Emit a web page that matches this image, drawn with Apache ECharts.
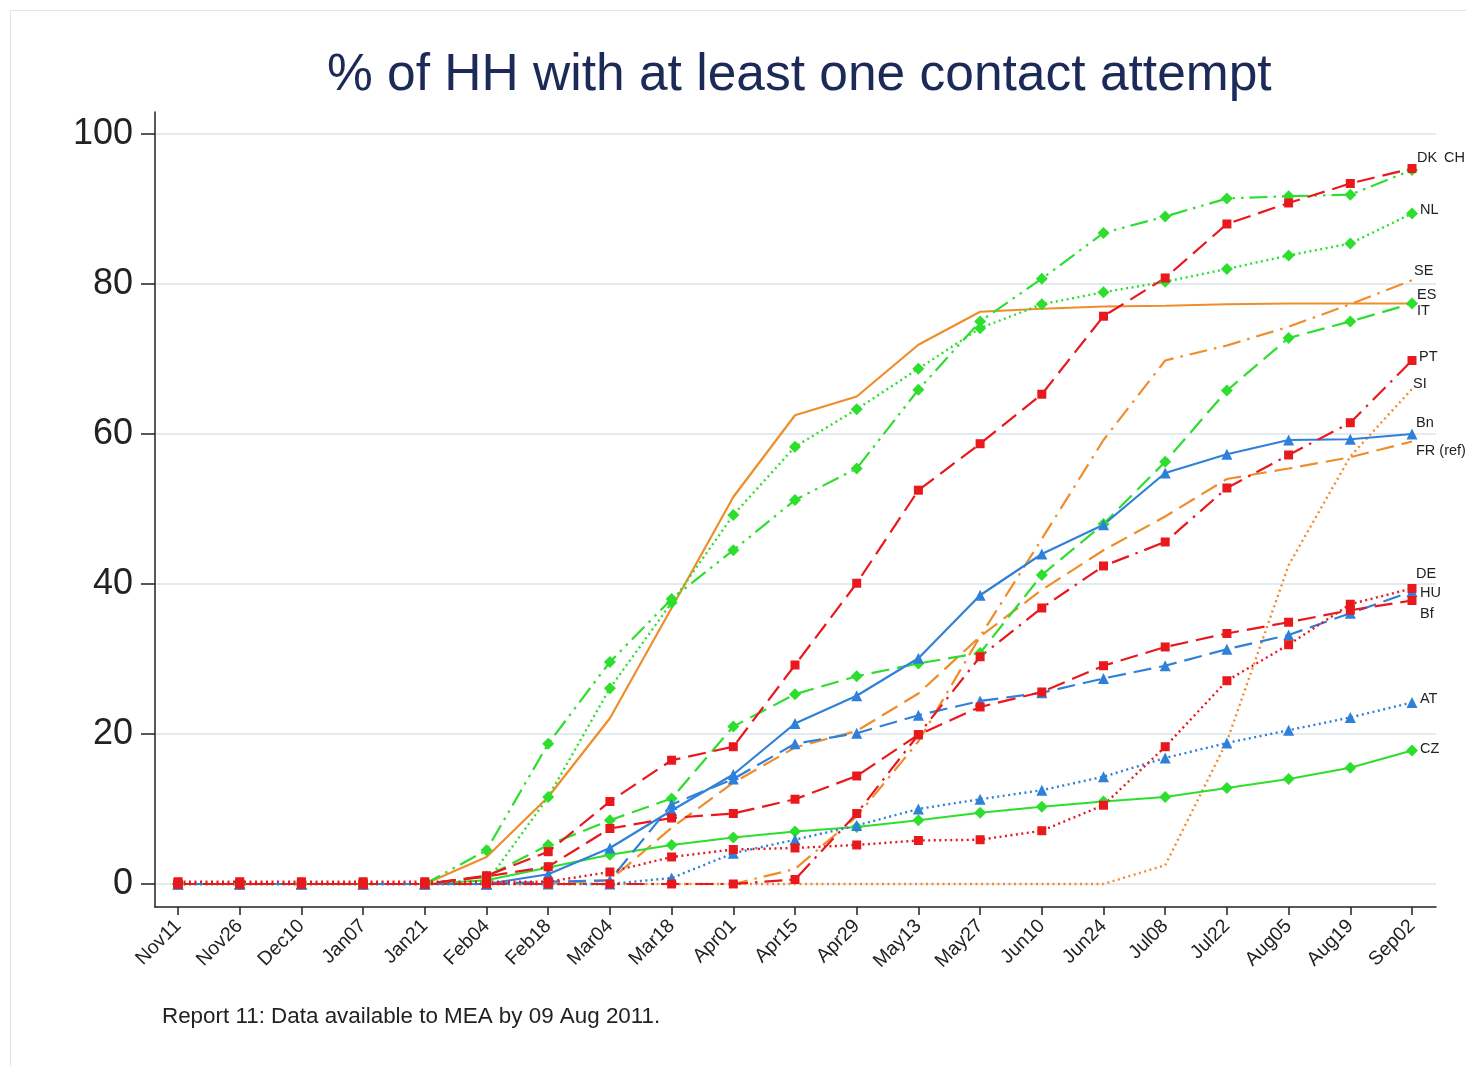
<!DOCTYPE html>
<html>
<head>
<meta charset="utf-8">
<script src="https://cdn.jsdelivr.net/npm/echarts@6/dist/echarts.min.js"></script>
<style>
  html, body { margin: 0; padding: 0; background: #fff; }
  #frame { position: absolute; left: 10px; top: 10px; width: 1456px; height: 1056px;
           border-left: 1px solid #dfe6ea; border-top: 1px solid #dfe6ea; pointer-events: none; }
  #chart { width: 1466px; height: 1066px; }
</style>
</head>
<body>
<div id="chart"></div>
<div id="frame"></div>
<script>
// ---- data ----
const categories = ['Nov11','Nov26','Dec10','Jan07','Jan21','Feb04','Feb18','Mar04','Mar18','Apr01',
  'Apr15','Apr29','May13','May27','Jun10','Jun24','Jul08','Jul22','Aug05','Aug19','Sep02'];
const yTicks = [0, 20, 40, 60, 80, 100];

const DK = [0,0,0,0,0, 1.1, 4.3, 11, 16.5, 18.3, 29.2, 40.1, 52.5, 58.7, 65.3, 75.7, 80.8, 88, 90.8, 93.4, 95.4];
const CH = [0,0,0,0,0, 4.5, 18.7, 29.6, 38, 44.5, 51.2, 55.4, 65.9, 75, 80.7, 86.8, 89, 91.4, 91.7, 91.9, 95.2];
const NL = [0,0,0,0,0, 0.2, 11.6, 26.1, 37.5, 49.2, 58.3, 63.3, 68.7, 74.1, 77.3, 78.9, 80.3, 82, 83.8, 85.4, 89.4];
const SE = [0,0,0,0,0, 0, 0, 0, 0, 0, 2, 9, 19, 33, 46, 59.2, 69.8, 71.8, 74.3, 77.3, 80.5];
const ES = [0,0,0,0,0, 3.6, 11.6, 22.1, 36.8, 51.6, 62.5, 65, 71.9, 76.3, 76.7, 77, 77.1, 77.3, 77.4, 77.4, 77.4];
const IT = [0,0,0,0,0, 1, 5.2, 8.5, 11.4, 21, 25.3, 27.7, 29.4, 30.8, 41.2, 48, 56.3, 65.8, 72.8, 75, 77.4];
const PT = [0,0,0,0,0, 0, 0, 0, 0, 0, 0.6, 9.4, 19.9, 30.3, 36.8, 42.4, 45.6, 52.8, 57.2, 61.5, 69.8];
const SI = [0,0,0,0,0, 0, 0, 0, 0, 0, 0, 0, 0, 0, 0, 0, 2.5, 19, 42.5, 57, 66];
const Bn = [0,0,0,0,0, 0, 1.3, 4.8, 9.8, 14.6, 21.4, 25.1, 30.1, 38.5, 44, 47.9, 54.8, 57.3, 59.2, 59.3, 60];
const FR = [0,0,0,0,0, 0, 0, 0.5, 7.5, 13.5, 18.2, 20.4, 25.4, 33, 39.2, 44.5, 49, 54, 55.4, 56.9, 59];
const DE = [0.3,0.3,0.3,0.3,0.3, 0.3, 0.3, 1.6, 3.6, 4.6, 4.8, 5.2, 5.8, 5.9, 7.1, 10.5, 18.3, 27.1, 31.9, 37.3, 39.4];
const HU = [0,0,0,0,0, 0, 0.3, 0.5, 10.6, 14, 18.7, 20.1, 22.5, 24.4, 25.5, 27.4, 29.1, 31.3, 33.2, 36.1, 39];
const Bf = [0,0,0,0,0, 1, 2.3, 7.4, 8.8, 9.4, 11.3, 14.4, 19.9, 23.6, 25.6, 29.1, 31.6, 33.4, 34.9, 36.5, 37.8];
const AT = [0,0,0,0,0, 0, 0, 0, 0.8, 4.1, 5.9, 7.8, 10, 11.3, 12.5, 14.3, 16.8, 18.8, 20.5, 22.2, 24.2];
const CZ = [0,0,0,0,0, 0.5, 2.2, 3.9, 5.2, 6.2, 7, 7.6, 8.5, 9.5, 10.3, 11, 11.6, 12.8, 14, 15.5, 17.8];

// ---- styles ----
const RED = '#e8181c', GREEN = '#2ede2e', BLUE = '#2f80d8', ORANGE = '#ef8d2b';
const DOT = [2, 3.5], LDASH = [18, 8], DASHDOT = [18, 7, 2.5, 7], DASHDOT2 = [18, 6, 2.5, 6, 2.5, 6];
const FONT = 'Liberation Sans, Arial, sans-serif';

const seriesDefs = [
  { name: 'FR (ref)', data: FR, color: ORANGE, dash: LDASH, symbol: 'none', lbl: [4, 10] },
  { name: 'SE', data: SE, color: ORANGE, dash: DASHDOT, symbol: 'none', lbl: [2, -9] },
  { name: 'ES', data: ES, color: ORANGE, dash: 'solid', symbol: 'none', lbl: [5, -8] },
  { name: 'SI', data: SI, color: ORANGE, dash: DOT, symbol: 'none', lbl: [1, -5] },
  { name: 'CZ', data: CZ, color: GREEN, dash: 'solid', symbol: 'diamond', lbl: [8, -1] },
  { name: 'IT', data: IT, color: GREEN, dash: LDASH, symbol: 'diamond', lbl: [5, 8] },
  { name: 'NL', data: NL, color: GREEN, dash: DOT, symbol: 'diamond', lbl: [8, -3] },
  { name: 'CH', data: CH, color: GREEN, dash: DASHDOT2, symbol: 'diamond', lbl: [32, -12] },
  { name: 'AT', data: AT, color: BLUE, dash: DOT, symbol: 'triangle', lbl: [8, -3] },
  { name: 'HU', data: HU, color: BLUE, dash: LDASH, symbol: 'triangle', lbl: [8, 2] },
  { name: 'Bn', data: Bn, color: BLUE, dash: 'solid', symbol: 'triangle', lbl: [4, -11] },
  { name: 'DE', data: DE, color: RED, dash: DOT, symbol: 'rect', lbl: [4, -14] },
  { name: 'Bf', data: Bf, color: RED, dash: LDASH, symbol: 'rect', lbl: [8, 14] },
  { name: 'PT', data: PT, color: RED, dash: DASHDOT, symbol: 'rect', lbl: [7, -3] },
  { name: 'DK', data: DK, color: RED, dash: LDASH, symbol: 'rect', lbl: [5, -10] }
];

const symSize = { rect: 9, diamond: 12, triangle: 11, none: 0 };

const series = seriesDefs.map(d => ({
  name: d.name,
  type: 'line',
  data: d.data.map((v, i) => [i, v]),
  symbol: d.symbol,
  symbolSize: symSize[d.symbol],
  showSymbol: d.symbol !== 'none',
  lineStyle: { color: d.color, width: d.dash === DOT ? 2.4 : 2.2, type: d.dash },
  itemStyle: { color: d.color },
  endLabel: {
    show: true, formatter: d.name, distance: 0, offset: d.lbl,
    fontFamily: FONT, fontSize: 14.5, color: '#222'
  },
  emphasis: { disabled: true },
  animation: false
}));

const chart = echarts.init(document.getElementById('chart'), null, { renderer: 'canvas' });
chart.setOption({
  backgroundColor: '#fff',
  animation: false,
  title: [
    { text: '% of HH with at least one contact attempt', left: 327, top: 50, padding: 0,
      textStyle: { fontFamily: FONT, fontSize: 51.5, fontWeight: 'normal', color: '#1c2a58' } },
    { text: 'Report 11: Data available to MEA by 09 Aug 2011.', left: 162, top: 1006, padding: 0,
      textStyle: { fontFamily: FONT, fontSize: 22.4, fontWeight: 'normal', color: '#222' } }
  ],
  grid: { left: 155, right: 30, top: 112, bottom: 159, containLabel: false },
  xAxis: {
    type: 'value', min: -0.373, max: 20.389,
    axisLine: { show: true, onZero: false, lineStyle: { color: '#222', width: 1.5 } },
    axisTick: { show: true, length: 8, customValues: categories.map((c, i) => i), lineStyle: { color: '#222', width: 1.5 } },
    axisLabel: {
      customValues: categories.map((c, i) => i), rotate: 45, margin: 16,
      formatter: v => categories[Math.round(v)],
      fontFamily: FONT, fontSize: 19.5, color: '#222'
    },
    splitLine: { show: false }
  },
  yAxis: {
    type: 'value', min: -3.07, max: 102.93,
    axisLine: { show: true, onZero: false, lineStyle: { color: '#222', width: 1.5 } },
    axisTick: { show: true, length: 14, customValues: yTicks, lineStyle: { color: '#222', width: 1.5 } },
    axisLabel: {
      customValues: yTicks, margin: 22,
      fontFamily: FONT, fontSize: 36, color: '#222'
    },
    splitLine: { show: true, lineStyle: { color: '#e3ebef', width: 2 } }
  },
  series: series
});
</script>
</body>
</html>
★ ★ ★
• WHAT THIS TASK INVOLVES:
From the first line above down to the line with "const yTicks = [0, 20, 40, 60, 80, 100];", reproduce every line and no others, omitting pictures.

• CORRECT OUTPUT:
Emit a web page that matches this image, drawn with Apache ECharts.
<!DOCTYPE html>
<html>
<head>
<meta charset="utf-8">
<script src="https://cdn.jsdelivr.net/npm/echarts@6/dist/echarts.min.js"></script>
<style>
  html, body { margin: 0; padding: 0; background: #fff; }
  #frame { position: absolute; left: 10px; top: 10px; width: 1456px; height: 1056px;
           border-left: 1px solid #dfe6ea; border-top: 1px solid #dfe6ea; pointer-events: none; }
  #chart { width: 1466px; height: 1066px; }
</style>
</head>
<body>
<div id="chart"></div>
<div id="frame"></div>
<script>
// ---- data ----
const categories = ['Nov11','Nov26','Dec10','Jan07','Jan21','Feb04','Feb18','Mar04','Mar18','Apr01',
  'Apr15','Apr29','May13','May27','Jun10','Jun24','Jul08','Jul22','Aug05','Aug19','Sep02'];
const yTicks = [0, 20, 40, 60, 80, 100];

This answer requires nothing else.